Written task: Write out exactly the lines from the line with "Output the Python" through the line with "1.045, 1.407, 1.101]", including both, and nothing more.

Records for this task:

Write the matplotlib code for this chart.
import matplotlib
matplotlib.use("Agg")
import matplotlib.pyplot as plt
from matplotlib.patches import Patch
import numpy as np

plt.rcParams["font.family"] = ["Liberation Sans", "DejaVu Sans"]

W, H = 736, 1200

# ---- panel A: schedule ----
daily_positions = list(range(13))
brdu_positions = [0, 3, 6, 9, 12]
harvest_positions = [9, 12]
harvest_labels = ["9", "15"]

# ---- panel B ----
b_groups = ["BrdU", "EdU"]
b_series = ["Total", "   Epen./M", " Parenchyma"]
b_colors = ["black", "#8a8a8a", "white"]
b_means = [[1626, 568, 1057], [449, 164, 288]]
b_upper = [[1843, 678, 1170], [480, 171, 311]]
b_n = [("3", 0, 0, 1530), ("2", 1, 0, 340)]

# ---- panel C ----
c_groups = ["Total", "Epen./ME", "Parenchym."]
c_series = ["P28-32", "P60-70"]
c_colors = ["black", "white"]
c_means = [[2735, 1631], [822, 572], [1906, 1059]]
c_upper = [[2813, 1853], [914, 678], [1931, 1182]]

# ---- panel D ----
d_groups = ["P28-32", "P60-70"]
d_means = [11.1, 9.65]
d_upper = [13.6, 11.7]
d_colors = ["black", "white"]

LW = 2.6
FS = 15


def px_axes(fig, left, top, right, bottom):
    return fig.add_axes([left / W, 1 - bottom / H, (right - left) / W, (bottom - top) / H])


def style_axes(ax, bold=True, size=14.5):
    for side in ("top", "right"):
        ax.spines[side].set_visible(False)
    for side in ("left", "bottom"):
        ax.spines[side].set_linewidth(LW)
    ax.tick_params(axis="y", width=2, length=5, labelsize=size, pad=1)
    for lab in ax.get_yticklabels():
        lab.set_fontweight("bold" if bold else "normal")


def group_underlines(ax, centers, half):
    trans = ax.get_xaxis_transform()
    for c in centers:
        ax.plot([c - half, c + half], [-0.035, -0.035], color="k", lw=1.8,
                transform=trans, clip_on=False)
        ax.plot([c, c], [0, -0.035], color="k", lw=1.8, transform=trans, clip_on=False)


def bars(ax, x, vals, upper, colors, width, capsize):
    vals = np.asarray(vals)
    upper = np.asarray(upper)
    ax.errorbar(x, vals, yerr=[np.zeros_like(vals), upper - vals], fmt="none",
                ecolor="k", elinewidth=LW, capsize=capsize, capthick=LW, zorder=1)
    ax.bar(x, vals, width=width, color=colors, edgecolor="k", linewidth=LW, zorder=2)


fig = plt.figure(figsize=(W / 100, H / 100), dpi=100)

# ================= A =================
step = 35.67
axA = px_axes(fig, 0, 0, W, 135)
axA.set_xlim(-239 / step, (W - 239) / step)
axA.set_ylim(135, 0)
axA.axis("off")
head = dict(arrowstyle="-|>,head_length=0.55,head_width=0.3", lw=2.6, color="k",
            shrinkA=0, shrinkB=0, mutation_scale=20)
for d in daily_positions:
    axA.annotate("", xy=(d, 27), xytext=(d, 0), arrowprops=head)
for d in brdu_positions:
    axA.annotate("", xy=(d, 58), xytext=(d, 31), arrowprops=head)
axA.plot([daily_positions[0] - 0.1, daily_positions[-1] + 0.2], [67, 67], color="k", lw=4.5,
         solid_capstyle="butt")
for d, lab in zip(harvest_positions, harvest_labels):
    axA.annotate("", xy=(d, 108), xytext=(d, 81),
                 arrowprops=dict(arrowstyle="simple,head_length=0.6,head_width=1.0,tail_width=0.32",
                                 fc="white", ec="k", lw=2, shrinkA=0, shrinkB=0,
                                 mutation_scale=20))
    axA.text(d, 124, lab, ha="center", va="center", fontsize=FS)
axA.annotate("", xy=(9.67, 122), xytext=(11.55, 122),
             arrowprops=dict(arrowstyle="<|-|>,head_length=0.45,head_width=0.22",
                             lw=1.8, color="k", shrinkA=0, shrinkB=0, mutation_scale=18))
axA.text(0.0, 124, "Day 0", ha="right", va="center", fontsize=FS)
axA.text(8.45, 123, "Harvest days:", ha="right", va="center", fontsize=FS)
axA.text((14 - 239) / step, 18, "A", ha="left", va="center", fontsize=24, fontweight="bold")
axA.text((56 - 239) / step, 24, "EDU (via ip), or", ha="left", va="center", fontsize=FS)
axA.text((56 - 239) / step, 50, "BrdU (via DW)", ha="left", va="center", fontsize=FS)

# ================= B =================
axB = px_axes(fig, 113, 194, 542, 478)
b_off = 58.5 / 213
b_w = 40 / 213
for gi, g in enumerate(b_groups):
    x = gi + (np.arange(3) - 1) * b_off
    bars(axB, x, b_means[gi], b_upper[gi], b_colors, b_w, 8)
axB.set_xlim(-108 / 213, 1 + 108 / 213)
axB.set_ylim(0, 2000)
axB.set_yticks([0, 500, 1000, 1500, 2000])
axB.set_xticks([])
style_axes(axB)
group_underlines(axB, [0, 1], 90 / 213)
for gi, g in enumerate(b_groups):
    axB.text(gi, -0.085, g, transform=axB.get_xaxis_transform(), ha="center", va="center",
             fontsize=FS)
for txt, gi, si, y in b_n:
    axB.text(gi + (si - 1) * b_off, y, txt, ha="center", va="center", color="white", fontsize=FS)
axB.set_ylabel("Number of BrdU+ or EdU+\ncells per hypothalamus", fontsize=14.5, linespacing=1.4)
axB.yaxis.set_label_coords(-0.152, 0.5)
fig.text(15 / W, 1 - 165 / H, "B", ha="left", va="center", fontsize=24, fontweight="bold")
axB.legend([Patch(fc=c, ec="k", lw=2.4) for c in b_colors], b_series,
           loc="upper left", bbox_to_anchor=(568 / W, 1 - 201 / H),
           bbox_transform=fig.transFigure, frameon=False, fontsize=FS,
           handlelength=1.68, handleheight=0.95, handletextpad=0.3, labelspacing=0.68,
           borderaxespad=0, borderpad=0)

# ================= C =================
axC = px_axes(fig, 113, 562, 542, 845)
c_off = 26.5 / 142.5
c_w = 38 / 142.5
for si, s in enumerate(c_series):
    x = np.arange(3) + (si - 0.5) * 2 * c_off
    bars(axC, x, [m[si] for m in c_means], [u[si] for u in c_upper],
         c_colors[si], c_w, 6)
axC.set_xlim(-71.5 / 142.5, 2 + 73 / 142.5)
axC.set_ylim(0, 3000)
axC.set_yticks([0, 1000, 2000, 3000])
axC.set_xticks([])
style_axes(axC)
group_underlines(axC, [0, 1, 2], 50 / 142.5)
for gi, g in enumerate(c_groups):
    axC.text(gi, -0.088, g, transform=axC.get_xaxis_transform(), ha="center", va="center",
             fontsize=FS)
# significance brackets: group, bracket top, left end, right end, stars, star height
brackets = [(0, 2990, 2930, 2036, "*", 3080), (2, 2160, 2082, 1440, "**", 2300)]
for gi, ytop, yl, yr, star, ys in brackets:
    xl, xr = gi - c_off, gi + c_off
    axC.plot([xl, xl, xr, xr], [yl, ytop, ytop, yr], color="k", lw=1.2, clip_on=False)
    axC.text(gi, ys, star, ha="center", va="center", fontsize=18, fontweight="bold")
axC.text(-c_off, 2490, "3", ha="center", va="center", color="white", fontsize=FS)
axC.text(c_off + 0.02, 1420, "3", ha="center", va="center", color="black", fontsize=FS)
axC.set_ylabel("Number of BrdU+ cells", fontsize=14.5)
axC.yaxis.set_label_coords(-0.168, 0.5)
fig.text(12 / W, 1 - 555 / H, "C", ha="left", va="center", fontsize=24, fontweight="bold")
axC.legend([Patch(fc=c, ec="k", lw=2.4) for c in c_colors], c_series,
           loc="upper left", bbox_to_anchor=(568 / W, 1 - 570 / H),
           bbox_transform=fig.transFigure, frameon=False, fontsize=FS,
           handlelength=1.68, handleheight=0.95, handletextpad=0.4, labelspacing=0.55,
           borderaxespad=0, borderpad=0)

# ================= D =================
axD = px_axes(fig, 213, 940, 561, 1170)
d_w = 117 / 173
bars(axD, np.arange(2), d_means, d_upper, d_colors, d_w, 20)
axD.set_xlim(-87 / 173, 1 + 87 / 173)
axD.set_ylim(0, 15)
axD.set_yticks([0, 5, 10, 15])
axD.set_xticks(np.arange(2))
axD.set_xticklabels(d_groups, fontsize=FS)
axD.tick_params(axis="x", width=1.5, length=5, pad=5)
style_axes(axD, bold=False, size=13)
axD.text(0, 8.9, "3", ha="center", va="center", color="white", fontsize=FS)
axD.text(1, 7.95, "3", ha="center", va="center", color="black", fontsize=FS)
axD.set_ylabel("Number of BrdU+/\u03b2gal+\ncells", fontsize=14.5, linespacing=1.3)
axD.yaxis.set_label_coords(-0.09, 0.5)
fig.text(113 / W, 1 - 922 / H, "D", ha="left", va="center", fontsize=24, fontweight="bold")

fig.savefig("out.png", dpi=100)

--

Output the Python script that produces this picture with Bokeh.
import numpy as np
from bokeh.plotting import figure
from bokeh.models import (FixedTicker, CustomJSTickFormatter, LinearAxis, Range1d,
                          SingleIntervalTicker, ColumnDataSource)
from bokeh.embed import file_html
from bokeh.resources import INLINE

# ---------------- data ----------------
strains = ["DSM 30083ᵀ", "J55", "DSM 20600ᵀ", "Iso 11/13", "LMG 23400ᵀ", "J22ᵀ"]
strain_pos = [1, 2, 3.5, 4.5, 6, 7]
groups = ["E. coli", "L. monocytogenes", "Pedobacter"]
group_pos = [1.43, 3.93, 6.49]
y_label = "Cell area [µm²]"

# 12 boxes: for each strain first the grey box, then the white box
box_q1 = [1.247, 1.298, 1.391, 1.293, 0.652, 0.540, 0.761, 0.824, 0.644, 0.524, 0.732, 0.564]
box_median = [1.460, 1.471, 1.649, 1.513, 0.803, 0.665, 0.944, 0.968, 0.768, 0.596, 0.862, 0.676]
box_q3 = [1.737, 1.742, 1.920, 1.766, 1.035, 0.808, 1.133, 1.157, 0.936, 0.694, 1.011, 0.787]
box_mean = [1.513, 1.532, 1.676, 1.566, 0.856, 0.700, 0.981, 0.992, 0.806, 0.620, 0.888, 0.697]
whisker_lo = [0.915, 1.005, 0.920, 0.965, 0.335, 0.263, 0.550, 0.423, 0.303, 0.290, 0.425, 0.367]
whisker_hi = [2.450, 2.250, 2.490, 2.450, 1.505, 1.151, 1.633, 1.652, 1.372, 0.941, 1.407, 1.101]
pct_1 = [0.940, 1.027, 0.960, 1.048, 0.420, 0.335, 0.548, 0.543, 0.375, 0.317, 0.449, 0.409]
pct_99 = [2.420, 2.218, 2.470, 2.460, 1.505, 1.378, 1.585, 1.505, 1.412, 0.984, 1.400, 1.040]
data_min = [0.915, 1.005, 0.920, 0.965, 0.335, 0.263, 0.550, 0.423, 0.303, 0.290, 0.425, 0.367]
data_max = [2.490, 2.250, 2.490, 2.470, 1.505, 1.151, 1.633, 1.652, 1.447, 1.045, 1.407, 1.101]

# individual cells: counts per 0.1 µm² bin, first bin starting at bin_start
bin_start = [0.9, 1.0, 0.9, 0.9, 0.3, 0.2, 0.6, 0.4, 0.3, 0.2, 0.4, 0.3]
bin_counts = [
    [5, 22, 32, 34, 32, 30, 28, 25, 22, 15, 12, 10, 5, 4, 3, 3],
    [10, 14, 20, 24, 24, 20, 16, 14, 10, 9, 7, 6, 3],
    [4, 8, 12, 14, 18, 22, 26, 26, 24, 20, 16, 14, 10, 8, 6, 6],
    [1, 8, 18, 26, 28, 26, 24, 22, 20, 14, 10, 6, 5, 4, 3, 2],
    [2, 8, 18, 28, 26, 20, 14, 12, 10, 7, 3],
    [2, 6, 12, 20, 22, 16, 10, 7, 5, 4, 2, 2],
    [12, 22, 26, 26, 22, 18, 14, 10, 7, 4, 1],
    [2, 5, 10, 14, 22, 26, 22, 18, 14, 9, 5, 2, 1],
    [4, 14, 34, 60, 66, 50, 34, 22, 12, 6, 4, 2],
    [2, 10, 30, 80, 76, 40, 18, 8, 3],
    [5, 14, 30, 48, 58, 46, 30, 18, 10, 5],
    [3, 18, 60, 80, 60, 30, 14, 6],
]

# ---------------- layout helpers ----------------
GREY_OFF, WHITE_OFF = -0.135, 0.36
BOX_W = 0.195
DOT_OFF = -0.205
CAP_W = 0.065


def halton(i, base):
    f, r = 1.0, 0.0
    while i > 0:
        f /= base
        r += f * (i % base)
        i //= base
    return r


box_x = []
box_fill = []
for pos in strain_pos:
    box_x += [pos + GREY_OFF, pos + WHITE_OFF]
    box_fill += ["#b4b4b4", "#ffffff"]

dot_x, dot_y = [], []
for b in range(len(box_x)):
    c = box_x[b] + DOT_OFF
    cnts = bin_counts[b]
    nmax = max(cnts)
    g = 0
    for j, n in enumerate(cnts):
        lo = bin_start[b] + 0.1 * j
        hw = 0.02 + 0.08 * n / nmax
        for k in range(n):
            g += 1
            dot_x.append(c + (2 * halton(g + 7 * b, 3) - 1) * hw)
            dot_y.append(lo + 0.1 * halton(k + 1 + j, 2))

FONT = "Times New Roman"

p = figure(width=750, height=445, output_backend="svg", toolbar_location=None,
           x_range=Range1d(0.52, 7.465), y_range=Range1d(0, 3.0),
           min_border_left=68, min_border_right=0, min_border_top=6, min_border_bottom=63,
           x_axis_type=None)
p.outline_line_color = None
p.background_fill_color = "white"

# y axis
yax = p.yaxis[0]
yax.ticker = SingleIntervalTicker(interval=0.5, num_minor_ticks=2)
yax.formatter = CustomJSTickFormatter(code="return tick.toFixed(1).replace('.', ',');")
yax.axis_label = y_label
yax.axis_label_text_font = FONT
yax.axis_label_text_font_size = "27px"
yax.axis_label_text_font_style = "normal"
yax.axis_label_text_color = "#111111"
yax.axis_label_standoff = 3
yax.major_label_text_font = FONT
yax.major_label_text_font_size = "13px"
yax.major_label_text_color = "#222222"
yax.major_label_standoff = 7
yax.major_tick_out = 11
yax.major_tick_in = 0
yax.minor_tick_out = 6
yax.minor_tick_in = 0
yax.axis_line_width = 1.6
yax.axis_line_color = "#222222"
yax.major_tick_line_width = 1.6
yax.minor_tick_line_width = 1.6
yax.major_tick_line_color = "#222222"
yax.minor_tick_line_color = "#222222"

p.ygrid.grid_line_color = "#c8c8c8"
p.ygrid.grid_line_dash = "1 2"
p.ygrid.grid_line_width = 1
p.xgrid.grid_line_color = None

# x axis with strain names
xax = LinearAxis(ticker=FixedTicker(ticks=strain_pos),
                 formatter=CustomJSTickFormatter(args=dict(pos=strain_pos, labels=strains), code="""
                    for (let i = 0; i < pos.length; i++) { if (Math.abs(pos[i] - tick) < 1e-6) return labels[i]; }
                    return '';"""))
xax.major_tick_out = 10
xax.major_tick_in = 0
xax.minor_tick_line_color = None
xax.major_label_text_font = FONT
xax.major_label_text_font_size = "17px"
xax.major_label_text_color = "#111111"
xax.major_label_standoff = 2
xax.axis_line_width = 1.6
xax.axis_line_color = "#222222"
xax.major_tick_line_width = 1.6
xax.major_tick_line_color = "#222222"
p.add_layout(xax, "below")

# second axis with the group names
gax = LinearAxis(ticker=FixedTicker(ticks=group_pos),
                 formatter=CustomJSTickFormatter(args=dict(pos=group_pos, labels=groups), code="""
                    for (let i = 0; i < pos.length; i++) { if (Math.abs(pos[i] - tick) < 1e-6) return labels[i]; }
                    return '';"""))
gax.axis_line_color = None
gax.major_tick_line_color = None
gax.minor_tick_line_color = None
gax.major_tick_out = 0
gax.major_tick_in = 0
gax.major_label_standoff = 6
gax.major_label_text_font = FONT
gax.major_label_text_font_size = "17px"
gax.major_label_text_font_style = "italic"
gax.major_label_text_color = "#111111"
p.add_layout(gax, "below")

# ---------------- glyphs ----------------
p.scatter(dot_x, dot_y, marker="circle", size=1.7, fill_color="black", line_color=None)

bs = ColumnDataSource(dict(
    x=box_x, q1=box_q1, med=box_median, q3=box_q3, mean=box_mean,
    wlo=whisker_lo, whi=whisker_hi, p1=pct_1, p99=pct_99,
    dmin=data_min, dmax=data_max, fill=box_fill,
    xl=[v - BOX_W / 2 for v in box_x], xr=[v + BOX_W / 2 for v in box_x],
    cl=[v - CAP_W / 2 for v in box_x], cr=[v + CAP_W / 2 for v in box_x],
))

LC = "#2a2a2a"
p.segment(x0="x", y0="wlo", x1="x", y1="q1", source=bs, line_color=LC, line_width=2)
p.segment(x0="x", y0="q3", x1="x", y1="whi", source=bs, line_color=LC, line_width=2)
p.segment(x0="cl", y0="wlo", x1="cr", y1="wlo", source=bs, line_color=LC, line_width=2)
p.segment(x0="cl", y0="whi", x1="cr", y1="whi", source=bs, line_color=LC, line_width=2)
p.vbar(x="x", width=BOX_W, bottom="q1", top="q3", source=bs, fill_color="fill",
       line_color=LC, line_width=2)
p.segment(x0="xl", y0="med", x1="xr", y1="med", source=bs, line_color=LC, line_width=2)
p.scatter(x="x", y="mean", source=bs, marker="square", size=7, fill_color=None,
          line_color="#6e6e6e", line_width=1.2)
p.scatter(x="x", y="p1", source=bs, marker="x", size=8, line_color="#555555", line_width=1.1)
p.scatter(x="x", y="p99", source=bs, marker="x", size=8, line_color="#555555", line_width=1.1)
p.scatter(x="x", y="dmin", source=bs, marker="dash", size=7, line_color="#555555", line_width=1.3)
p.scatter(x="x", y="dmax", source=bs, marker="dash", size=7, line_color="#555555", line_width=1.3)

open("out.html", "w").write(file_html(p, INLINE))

==

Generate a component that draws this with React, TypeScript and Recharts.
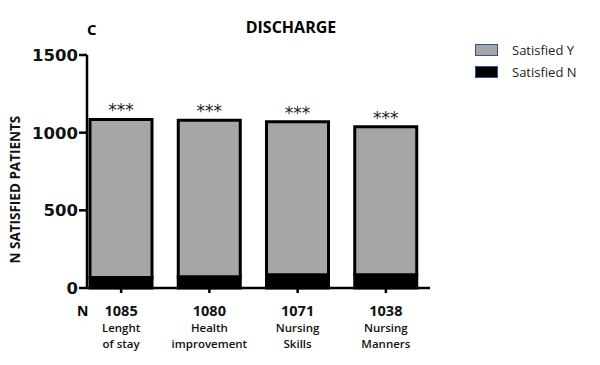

Response below:
Output the Python script that produces this picture with Bokeh.
import numpy as np
from bokeh.plotting import figure
from bokeh.models import (FixedTicker, CustomJSTickFormatter, LinearAxis, Range1d,
                          SingleIntervalTicker, ColumnDataSource)
from bokeh.embed import file_html
from bokeh.resources import INLINE

# ---------------- data ----------------
strains = ["DSM 30083ᵀ", "J55", "DSM 20600ᵀ", "Iso 11/13", "LMG 23400ᵀ", "J22ᵀ"]
strain_pos = [1, 2, 3.5, 4.5, 6, 7]
groups = ["E. coli", "L. monocytogenes", "Pedobacter"]
group_pos = [1.43, 3.93, 6.49]
y_label = "Cell area [µm²]"

# 12 boxes: for each strain first the grey box, then the white box
box_q1 = [1.247, 1.298, 1.391, 1.293, 0.652, 0.540, 0.761, 0.824, 0.644, 0.524, 0.732, 0.564]
box_median = [1.460, 1.471, 1.649, 1.513, 0.803, 0.665, 0.944, 0.968, 0.768, 0.596, 0.862, 0.676]
box_q3 = [1.737, 1.742, 1.920, 1.766, 1.035, 0.808, 1.133, 1.157, 0.936, 0.694, 1.011, 0.787]
box_mean = [1.513, 1.532, 1.676, 1.566, 0.856, 0.700, 0.981, 0.992, 0.806, 0.620, 0.888, 0.697]
whisker_lo = [0.915, 1.005, 0.920, 0.965, 0.335, 0.263, 0.550, 0.423, 0.303, 0.290, 0.425, 0.367]
whisker_hi = [2.450, 2.250, 2.490, 2.450, 1.505, 1.151, 1.633, 1.652, 1.372, 0.941, 1.407, 1.101]
pct_1 = [0.940, 1.027, 0.960, 1.048, 0.420, 0.335, 0.548, 0.543, 0.375, 0.317, 0.449, 0.409]
pct_99 = [2.420, 2.218, 2.470, 2.460, 1.505, 1.378, 1.585, 1.505, 1.412, 0.984, 1.400, 1.040]
data_min = [0.915, 1.005, 0.920, 0.965, 0.335, 0.263, 0.550, 0.423, 0.303, 0.290, 0.425, 0.367]
data_max = [2.490, 2.250, 2.490, 2.470, 1.505, 1.151, 1.633, 1.652, 1.447, 1.045, 1.407, 1.101]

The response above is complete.